At a tastefully appointed birthday dinner in a chic restaurant, François (Daniel Auteuil), a dapper antiques dealer, learns from his party guests that he hasn’t a single friend who would trouble to attend his funeral. Challenged by Catherine (Julie Gayet), his sensible gallery partner, to produce a “best friend,” François sets out to procure this person as if friendship was simply another valuable acquisition. A chance encounter with Bruno (Dany Boon), an affable cabbie, provides him with a mentor as François haltingly learns the three S’s of companionship: sympathique, souriant, sincèreto be likeable, smiling and sincere.
Writer-director Patrice Leconte (The Girl on the Bridge, The Man on the Train) shepherds his heroes along a thorny path in this comedy spiced with agonizing missteps, as we see François and Bruno resisting the extraordinary power of friendship for different reasons. François awkwardly attempts to research making friends through books, lectures and observation of encounters between people who clearly share warm relationships. Still, his narcissism isn’t coldly off-putting: He knows how to conduct a business transaction and how to keep a mistress or a colleague on a string, and he hasn’t completely driven away his daughter.
In comparison, his new companion Bruno chooses to be solitary, except for his fretful parents. He understands deeper social interactions but has been wounded and shields himself from intimacy.

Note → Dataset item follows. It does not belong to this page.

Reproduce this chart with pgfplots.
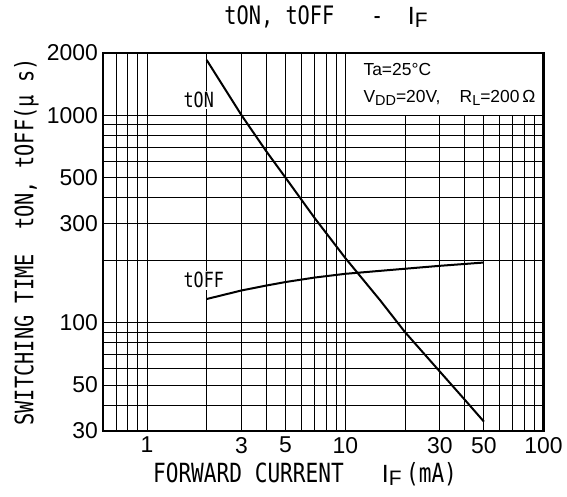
\documentclass[border=0pt]{standalone}
\usepackage{fontspec}
\setmainfont{Liberation Sans}
\newfontfamily\gothic[FakeStretch=0.8]{DejaVu Sans Mono}
\usepackage{pgfplots}
\pgfplotsset{compat=1.18}
\newcommand\fs[1]{\fontsize{#1}{#1}\selectfont}
\newcommand\IF{{\rmfamily\fs{25}I\raisebox{-3bp}{\fs{21}F}}}

% switching times
\pgfplotstableread{
IF    ton
2     1850
3     1000
4     670
5     500
7     320
10    205
15    128
20    90
30    58
40    42.5
50    33.3
}\ton
\pgfplotstableread{
IF    toff
2     130
2.5   137
3     143
4     151
5     157
7     165
10    172
20    182
30    188
50    195
}\toff

\begin{document}
\begin{tikzpicture}
\begin{axis}[
  at={(103bp,66bp)}, anchor=south west,
  scale only axis, width=440.6bp, height=378bp,
  xmode=log, ymode=log,
  xmin=0.6, xmax=100, ymin=30, ymax=2000,
  xtick={0.7,0.8,0.9,1,2,3,4,5,6,7,8,9,10,20,30,40,50,60,70,80,90,100},
  xticklabels={,,,1,,3,,5,,,,,10,,30,,50,,,,,100},
  ytick={30,40,50,60,70,80,90,100,200,300,400,500,600,700,800,900,1000,2000},
  yticklabels={30,,50,,,,,100,,300,,500,,,,,1000,2000},
  grid=major, major grid style={black, line width=0.9bp},
  major tick length=0pt, minor tick length=0pt,
  axis line style={line width=2.6bp},
  tick label style={font=\fs{23}, inner sep=0pt},
  xticklabel style={anchor=north, yshift=-6bp},
  yticklabel style={anchor=east, xshift=-5bp},
  clip=false,
  title={\gothic\fs{25.5}tON, tOFF\ \ \ -\ \ \IF},
  title style={at={(axis description cs:0.506,1.059)}, anchor=base, inner sep=0pt},
  xlabel={\gothic\fs{26.5}FORWARD CURRENT\ \ \ \IF\,(mA)},
  xlabel style={at={(axis description cs:0.4585,-0.135)}, anchor=base, inner sep=0pt},
  ylabel={\gothic\fs{25.5}SWITCHING TIME\ \ tON, tOFF(μ\ s)},
  ylabel style={at={(axis description cs:-0.1736,0.5)}, anchor=center, inner sep=0pt},
]
\addplot[black, line width=2bp, no markers] table[x=IF, y=ton] {\ton};
\addplot[black, line width=2bp, no markers] table[x=IF, y=toff] {\toff};

\node[anchor=west, fill=white, inner sep=1.5bp, font=\gothic\fs{21}] at (axis cs:1.5,1187) {tON};
\node[anchor=west, fill=white, inner sep=1.5bp, font=\gothic\fs{21}] at (axis cs:1.5,160) {tOFF};

\draw[line width=0.9bp, fill=white] (axis cs:10,1000) rectangle (axis cs:100,2000);
\node[anchor=base west, inner sep=0pt, font=\fs{17.5}] at (axis cs:12.33,1549) {Ta=25°C};
\node[anchor=base west, inner sep=0pt, font=\fs{17.5}] at (axis cs:12.33,1148)
  {V\raisebox{-2.5bp}{\fs{14.5}DD}=20V,\hspace{1.1em}R\raisebox{-2.5bp}{\fs{14.5}L}=200\,Ω};

\draw[line width=2.6bp] (rel axis cs:0,0) rectangle (rel axis cs:1,1);
\end{axis}
\pgfresetboundingbox
\useasboundingbox (0,0) rectangle (567bp,497bp);
\end{tikzpicture}
\end{document}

Auteuil and Boon are endearing in this character-driven duet as they hesitate, stumble and fall on the path to enlightenment. There are revealing details of François’ blockheadedness (he really must have had an icy childhood). Consequently, Bruno has an uphill struggle in his efforts to make François more sympathetique (not outwardly sociable, as the subtitles imply, but more accurately, warm and likeable as a person).
“Love can be sold, but never friendship,” Catherine reminds François, as he struggles to negotiate not with his wallet or influence, but with his heart.